Sweepr · Nov 12, 2015

Fjodor2001 said:
So increased Skylake-E count over Haswell-E and Broadwell-E is just a speculation.

Surprise, surprise. Here's your source:

I got something wrong though. They didn't wait Skylake-E, they are already doing it with Broadwell-E.

Fjodor2001 said:
Which was not what was being discussed. A recap for you: The discussion between us in this thread started by me mentioning that I think Skylake-E is not likely to have significantly higher IPC and performance than Broadwell-E and Haswell-E.

+25% cores/thread, slightly higher IPC and that's only Broadwell-E. Feeling pretty confident about Skylake-E right now.

looncraz · Nov 12, 2015

Phynaz said:
Copy Exactly is used in manufacturing, not design. It means every line in every fab is an exact clone of every other. If an optimization is developed at one location it is rolled out to other locations. This is in contrast to other fabs that use SPM on a per line basis. The purpose is to reduce cost.

I believe I read somewhere that Intel syncs their manufacturing processes every 90 days.

Intel page.

The name is certainly similar, but he was specifically referring to microcode (I'm a software developer, so the software aspect was the common thread between us). Turned out he had my software installed on his laptop and was a fan of mine, how neat is that? :thumbsup:

Dresdenboy · Nov 12, 2015

I think, Zen is about power and size, good legacy ST and good FP MT performance.

NostaSeronx · Nov 12, 2015

I think, Zen is about theft of IP. It worked for Apple, it will work for us.

AMD Twister/Cyclone via Zen Hype!

Lawsuit pending.

looncraz · Nov 12, 2015

DrMrLordX said:
I'm not sure that's accurate. The_Stilt was nice enough to post some XV numbers @ 3.4 GHz (no throttle/turbo) using his dev platform, and adding 40% to his Cinebench R10 numbers would put Zen ahead of Skylake per clock (assuming the same number of cores). 8c/16t Zen would be an R10 monster. Now when you take into account that R10 is mostly an fp SSE2 benchmark, and when you take into account that much of Zen's improvements in IPC over XV will come from:

1). Faster cache
2). Presumably shorter pipeline (less performance loss from stalls)
3). additional fp resources

you will probably see improvements from Zen on the high side in a benchmark like Cinebench R10. The open question is: how high will Zen clock?

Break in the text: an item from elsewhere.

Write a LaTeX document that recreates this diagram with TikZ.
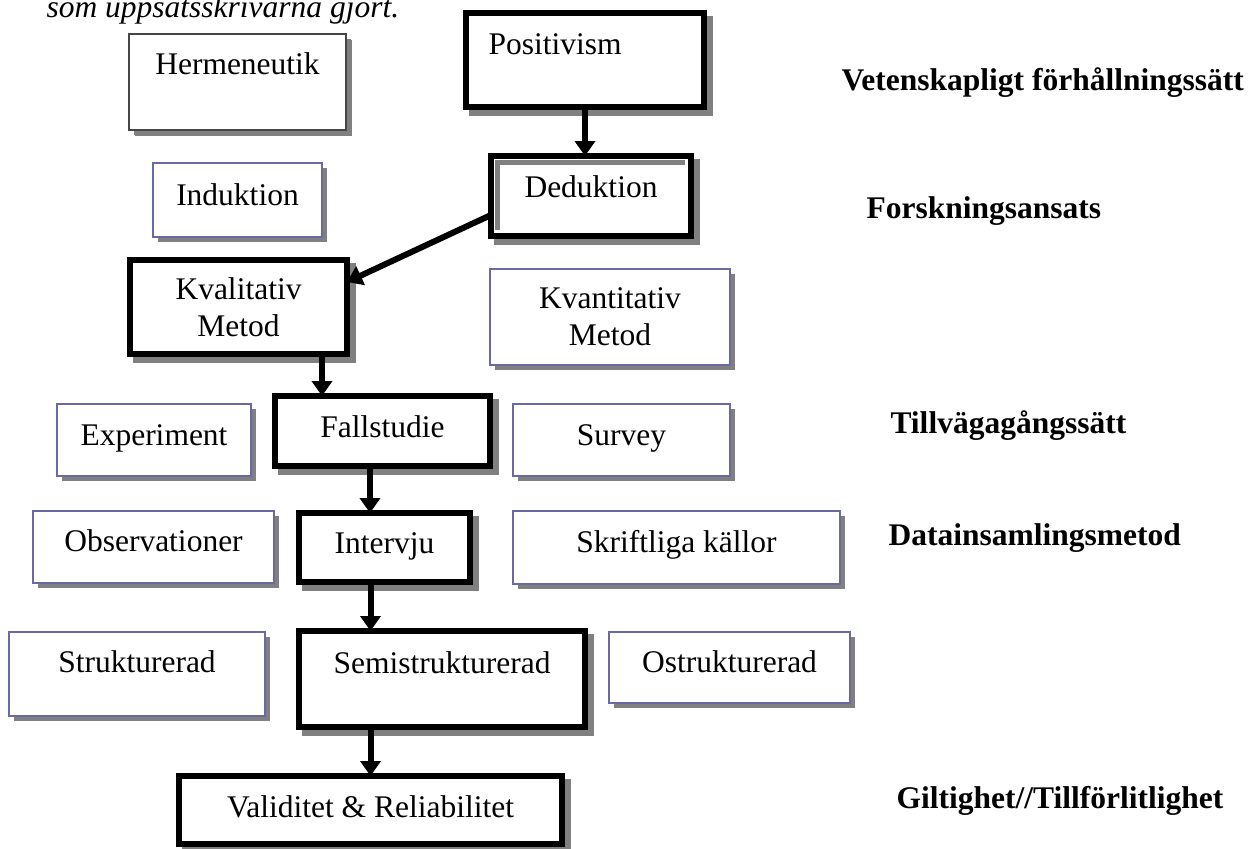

Maybe not all that high (at least as a base clock), but we'll find out soon enough.

I compared Excavator to Steamroller directly and estimated a 4~15% IPC increase, largely in floating point. The average was 9.85%. This tied it with the results pathway I could calculate for Penryn very closely, still losing in FPU, but winning in integer. The common benchmarks across these, as you might imagine, is limited, so I went with the average performance change between generations.

http://www.anandtech.com/bench/product/49?vs=1492

Here, remember, in single threaded, the A4 is at 3.9GHz, and Steamroller usually sticks to its max turbo speed in single threaded loads, so that's a pretty safe estimate.

Core 2 has far better FP IPC than Steamroller, and Excavator is about 10% ahead of Steamroller, FPU-wise. Of course, we don't really know as much about Excavator as I'd like, but my calculations are based off every benchmark I've been able to find from a reputable source with properly disclosed conditions.

AtenRa · Nov 12, 2015

Dresdenboy said:
I think, Zen is about power and size, good legacy ST and good FP MT performance.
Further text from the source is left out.